Sometimes the earlier drafts of history are the more salient ones. As the 1960s wound down, an activist named Dotson Rader wrote a book whose title was borrowed from an Ochs song. The book “I Ain’t Marching Anymore” warned that marches might not suffice for much longer. In 1972 Rader wrote a piece for Esquire titled “The Day the Movement Died.” Rader fixed the date as December 6, 1971. This was the date of a shambolic, star studded benefit concert in New York for the People’s Coalition for Peace and Justice, which ended in chaos, showcased the cynicism and balkanization of the Movement, and ended with most of the proceeds being ripped off by security.
Ochs had been in Chicago in 1968, and famously took his guitar to the Chicago 7 trial. In 1972 his larynx was crushed in a brutal robbery while abroad. That same year the cast of “Hair”captured the Democratic Party, was massively defeated in November, and Watergate, not Vietnam, defined the new era.
In 1973, Phil Ochs’ friend Victor Jara, the Dylan /Ochs of Chile, was tortured and murdered after a U.S. encouraged military coup toppled the democratically elected Socialist Allende government. He and Dylan had a fleeting reunion at a benefit concert for Chilean refugees in 1974.
Ochs gained weight. He drank. He tried to innovate with his music. He tried to adapt. His mental health declined. He was homeless for a time. His family intervened best they could, to the extent he let them.
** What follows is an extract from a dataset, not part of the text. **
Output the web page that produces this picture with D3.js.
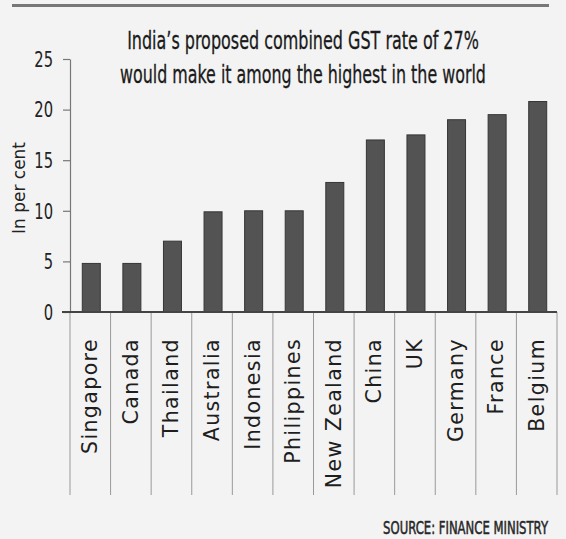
<!DOCTYPE html>
<html>
<head>
<meta charset="utf-8">
<script src="https://cdn.jsdelivr.net/npm/d3@7"></script>
<style>
  html, body { margin: 0; padding: 0; background: #f3f3f3; }
  svg { display: block; }
</style>
</head>
<body>
<script>
// GST rates by country
var countries = ["Singapore", "Canada", "Thailand", "Australia", "Indonesia", "Philippines",
                 "New Zealand", "China", "UK", "Germany", "France", "Belgium"];
var rates = [4.8, 4.8, 7, 9.9, 10, 10, 12.8, 17, 17.5, 19, 19.5, 20.8];
var yTicks = [0, 5, 10, 15, 20, 25];
var titleLines = ["India\u2019s proposed combined GST rate of 27%",
                  "would make it among the highest in the world"];
var sourceText = "SOURCE: FINANCE MINISTRY";

var data = countries.map(function(c, i) { return { country: c, rate: rates[i] }; });

var svg = d3.select("body")
    .append("svg")
    .attr("width", 566)
    .attr("height", 539);

svg.append("rect")
    .attr("width", 566)
    .attr("height", 539)
    .attr("fill", "#f3f3f3");

// top rule
svg.append("line")
    .attr("x1", 12).attr("x2", 549)
    .attr("y1", 5.5).attr("y2", 5.5)
    .attr("stroke", "#777")
    .attr("stroke-width", 3);

var x = d3.scaleBand()
    .domain(countries)
    .range([70, 557])
    .paddingInner(0);

var y = d3.scaleLinear()
    .domain([0, 25])
    .range([312, 59]);

var barW = 18;
var condensed = "'DejaVu Sans Condensed', 'Liberation Sans Narrow', sans-serif";

// squeeze a text horizontally (like a condensed face) to span the wanted width
function squeeze(g, width) {
    var t = g.select("text").node();
    var len = t.getComputedTextLength();
    var base = g.attr("transform");
    if (len > 0) g.attr("transform", base + " scale(" + (width / len) + ",1)");
}

// title
var titleWidths = [352, 366];
titleLines.forEach(function(line, i) {
    var g = svg.append("g")
        .attr("transform", "translate(303," + (49 + i * 34) + ")");
    g.append("text")
        .attr("text-anchor", "middle")
        .attr("font-family", condensed)
        .attr("font-size", 25)
        .attr("fill", "#1a1a1a")
        .attr("stroke", "#1a1a1a")
        .attr("stroke-width", 0.3)
        .text(line);
    squeeze(g, titleWidths[i]);
});

// y axis
var tickSq = 0.78;
var yAxis = svg.append("g")
    .attr("transform", "translate(70,0)")
    .call(d3.axisLeft(y).tickValues(yTicks).tickSize(7).tickSizeOuter(0).tickPadding(10));

yAxis.select(".domain").attr("stroke", "#777").attr("stroke-width", 1.2);
yAxis.selectAll(".tick line").attr("stroke", "#777").attr("stroke-width", 1.2);
yAxis.selectAll(".tick text")
    .attr("font-family", condensed)
    .attr("font-size", 21)
    .attr("fill", "#222")
    .attr("x", -17 / tickSq)
    .attr("transform", "scale(" + tickSq + ",1)")
    .attr("dy", "0.35em");

svg.append("text")
    .attr("transform", "translate(25,188) rotate(-90)")
    .attr("text-anchor", "middle")
    .attr("font-family", "'DejaVu Sans', sans-serif")
    .attr("font-size", 17)
    .attr("fill", "#222")
    .text("In per cent");

// category separators
var edges = countries.map(function(c) { return x(c); }).concat([x.range()[1]]);
svg.selectAll(".sep")
    .data(edges)
    .enter()
    .append("line")
    .attr("class", "sep")
    .attr("x1", function(d) { return d; })
    .attr("x2", function(d) { return d; })
    .attr("y1", y(0))
    .attr("y2", 495)
    .attr("stroke", "#999")
    .attr("stroke-width", 1);

// bars
svg.selectAll(".bar")
    .data(data)
    .enter()
    .append("rect")
    .attr("class", "bar")
    .attr("x", function(d) { return x(d.country) + (x.bandwidth() - barW) / 2 + 1; })
    .attr("y", function(d) { return y(d.rate); })
    .attr("width", barW)
    .attr("height", function(d) { return y(0) - y(d.rate); })
    .attr("fill", "#535353")
    .attr("stroke", "#363636")
    .attr("stroke-width", 1);

// baseline
svg.append("line")
    .attr("x1", 62).attr("x2", 557)
    .attr("y1", y(0)).attr("y2", y(0))
    .attr("stroke", "#444")
    .attr("stroke-width", 2);

// country labels
svg.selectAll(".label")
    .data(data)
    .enter()
    .append("text")
    .attr("class", "label")
    .attr("transform", function(d) {
        return "translate(" + (x(d.country) + x.bandwidth() / 2 + 7) + ",338) rotate(-90)";
    })
    .attr("text-anchor", "end")
    .attr("font-family", "'DejaVu Sans', sans-serif")
    .attr("font-size", 20.5)
    .attr("letter-spacing", 1.4)
    .attr("fill", "#1e1e1e")
    .text(function(d) { return d.country; });

// source
var src = svg.append("g").attr("transform", "translate(548,534)");
src.append("text")
    .attr("text-anchor", "end")
    .attr("font-family", condensed)
    .attr("font-size", 18)
    .attr("fill", "#262626")
    .attr("stroke", "#262626")
    .attr("stroke-width", 0.5)
    .text(sourceText);
squeeze(src, 165);
</script>
</body>
</html>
His personal difficulties do not discredit his contributions. Phil Ochs requires no defense, no rehabilitation, and no speculative and presumptuous exhumation of his inner life. His work and talent speak for themselves. So does the courage with which he lent his voice to peace and social Justice. Those who knew him and observed him at the time remember. Those who are inspired by learning about him later will keep him alive.